Ahmad scoured the Bekaa valley, visiting cemetery after cemetery, for an available plot but to no avail. “All those in charge of the cemeteries said that they didn’t have place for Syrians and at this point my brother’s body had been exposed for three days,” he said.
It was not until Ahmad reached Al-Fayda outside Saadnayel, that a solution presented itself. The Arab al-Weiss clan, an extended tribal family spread across six villages, has provided Syrian refugees with free plots in cemeteries in Al-Fayda and Al-Marj. “We are Muslims and we need to respect our doctrines. We can’t just turn away corpses and tell them to throw it in a ditch,” said Sheikh Mohammad al-Weiss, who oversees the Al-Fayda Cemetery.

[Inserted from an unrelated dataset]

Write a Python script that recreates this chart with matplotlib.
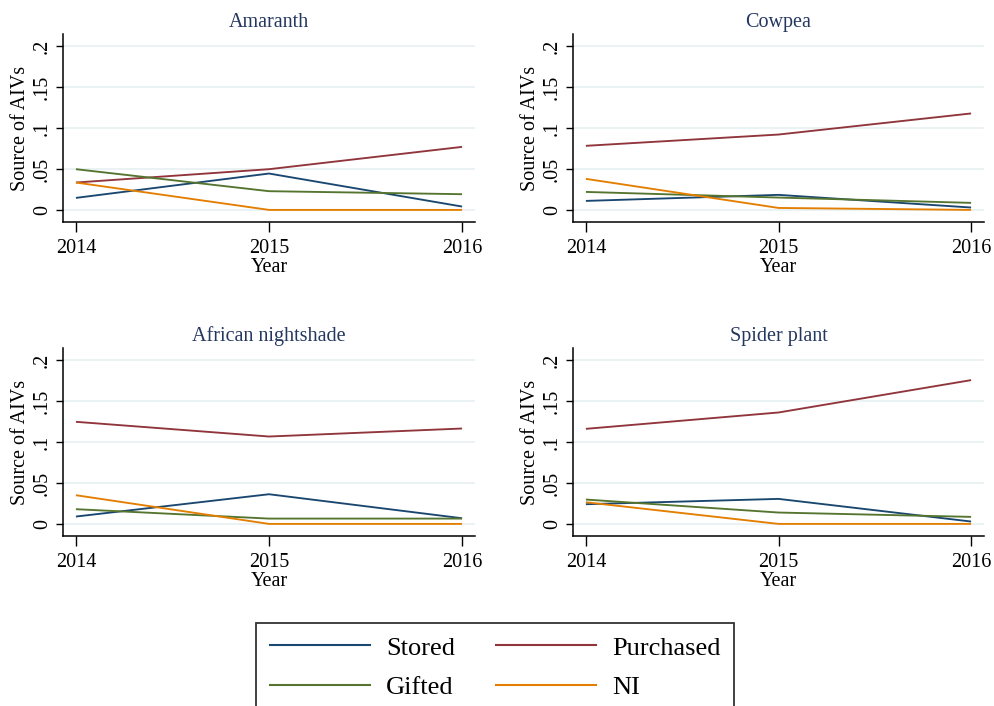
import matplotlib
matplotlib.use("Agg")
import matplotlib.pyplot as plt
from matplotlib.lines import Line2D

plt.rcParams['font.family'] = ['Liberation Serif', 'DejaVu Serif']

years = [2014, 2015, 2016]
crops = ["Amaranth", "Cowpea", "African nightshade", "Spider plant"]

stored = {
    "Amaranth": [0.0147, 0.0445, 0.0041],
    "Cowpea": [0.0110, 0.0184, 0.0029],
    "African nightshade": [0.0090, 0.0363, 0.0069],
    "Spider plant": [0.0241, 0.0306, 0.0029],
}
purchased = {
    "Amaranth": [0.0335, 0.0498, 0.0771],
    "Cowpea": [0.0784, 0.0922, 0.1180],
    "African nightshade": [0.1249, 0.1069, 0.1167],
    "Spider plant": [0.1163, 0.1363, 0.1759],
}
gifted = {
    "Amaranth": [0.0498, 0.0229, 0.0192],
    "Cowpea": [0.0220, 0.0151, 0.0086],
    "African nightshade": [0.0180, 0.0065, 0.0065],
    "Spider plant": [0.0298, 0.0139, 0.0086],
}
ni = {
    "Amaranth": [0.0335, 0.0, 0.0],
    "Cowpea": [0.0380, 0.0024, 0.0],
    "African nightshade": [0.0351, 0.0, 0.0],
    "Spider plant": [0.0265, 0.0, 0.0],
}

yticks = [0, 0.05, 0.1, 0.15, 0.2]
ytick_labels = ["0", ".05", ".1", ".15", ".2"]

series = [
    ("Stored", stored, "#1a476f"),
    ("Purchased", purchased, "#90353b"),
    ("Gifted", gifted, "#55752f"),
    ("NI", ni, "#e37e00"),
]

W, H = 994, 706
fig = plt.figure(figsize=(W / 100, H / 100), dpi=100)

# panel boxes in pixels: left, right, top, bottom
boxes = [
    (63, 475, 34, 222),
    (573, 984, 34, 222),
    (63, 475, 348, 536),
    (573, 984, 348, 536),
]

for crop, (l, r, t, b) in zip(crops, boxes):
    ax = fig.add_axes([l / W, 1 - b / H, (r - l) / W, (b - t) / H])
    for name, data, color in series:
        ax.plot(years, data[crop], color=color, lw=1.35, solid_capstyle='butt', zorder=3)
    ax.set_xlim(2013.933, 2016.067)
    ax.set_ylim(-0.0148, 0.2152)
    ax.set_xticks(years)
    ax.set_xticklabels([str(y) for y in years], fontsize=14.5)
    ax.set_yticks(yticks)
    ax.set_yticklabels(ytick_labels, fontsize=14.5, rotation=90, va='center')
    ax.tick_params(axis='x', length=7, width=1, pad=5, color='black')
    ax.tick_params(axis='y', length=5, width=1, pad=3, color='black')
    ax.grid(axis='y', color='#e8f0f2', lw=1.2, zorder=0)
    ax.set_axisbelow(True)
    for s in ['top', 'right']:
        ax.spines[s].set_visible(False)
    for s in ['left', 'bottom']:
        ax.spines[s].set_linewidth(1.1)
    ax.set_xlabel("Year", fontsize=14.5, labelpad=0)
    ax.set_ylabel("Source of AIVs", fontsize=14.5, labelpad=2)
    ax.set_title(crop, fontsize=14.5, color='#24375f', pad=5)

handles = [
    Line2D([], [], color="#1a476f", lw=1.5),
    Line2D([], [], color="#55752f", lw=1.5),
    Line2D([], [], color="#90353b", lw=1.5),
    Line2D([], [], color="#e37e00", lw=1.5),
]
labels = ["Stored", "Gifted", "Purchased", "NI"]
leg = fig.legend(handles, labels, ncol=2, loc='upper center',
                 bbox_to_anchor=(495 / W, 1 - 623 / H),
                 fontsize=19, frameon=True, fancybox=False, shadow=False,
                 edgecolor='black', handlelength=3.8, handletextpad=0.6,
                 columnspacing=1.55, labelspacing=0.62, borderpad=0.5,
                 borderaxespad=0)
leg.get_frame().set_linewidth(1.3)

fig.savefig("out.png", dpi=100, facecolor='white')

The cemetery, which opened in 1965, is one of the few places in Lebanon that allow the burial of Syrian refugees. In the span of 45 years, 500 Lebanese nationals have been buried on the grounds. In two years since opening its plots to refugees, at least 300 Syrians have been laid to rest there, Weiss noted.
The scarcity of burial grounds has generated a crisis for Saadnayel, which has only two cemeteries, one of which is full. Saadnayel Deputy Mayor Riad Sawen said the situation was deplorable. The town had a population of 30,000 Lebanese, making it difficult to provide burial grounds for refugees. “There is barely enough place for the Lebanese. The solution lies with the government and the UN, which should provide land exclusively for the burial of Syrians,” he argued.
The UN High Commissioner for Refugees is not directly dealing with the issue and has left it for local authorities and non-governmental organisations (NGOs) to handle, according to the agency’s spokeswoman, Dana Sleiman.
“We hear of a lot of cases of Syrians trying to bury their dead, so what we do is refer them to organisations and municipalities that could help and in most times a solution is found,” Sleiman said.
Local NGO Ghirath al-Khair, which supplies aid to Syrian refugees, has provided assistance to those seeking to bury loved ones. Volunteers have contacted local officials across the valley’s villages seeking plots for burial, according to Executive Director Ziad Taktak.
He said the NGO has had the most success in arranging burials in a recently opened cemetery in Taalabaya. The burial ground had only five gravestones at the outbreak of the Syrian conflict. Today, no fewer than 200 bodies are buried there, Taktak said.
Northern Lebanon also suffers from an unmet demand for plots by refugees, according to Khaled Asmar, the mayor of Qibbet Shamra in Akkar district.
His village has the only cemetery in Akkar, and one of the only cemeteries in the north, that receives refugees.
“They call from all over the north and beg for plot to bury in,” he said. The 500-square-metre-land used to have only 35 gravestones, according to the mayor. “Today, the plot has over 250 bodies — 200 of whom are those of Syrian refugees,” he said.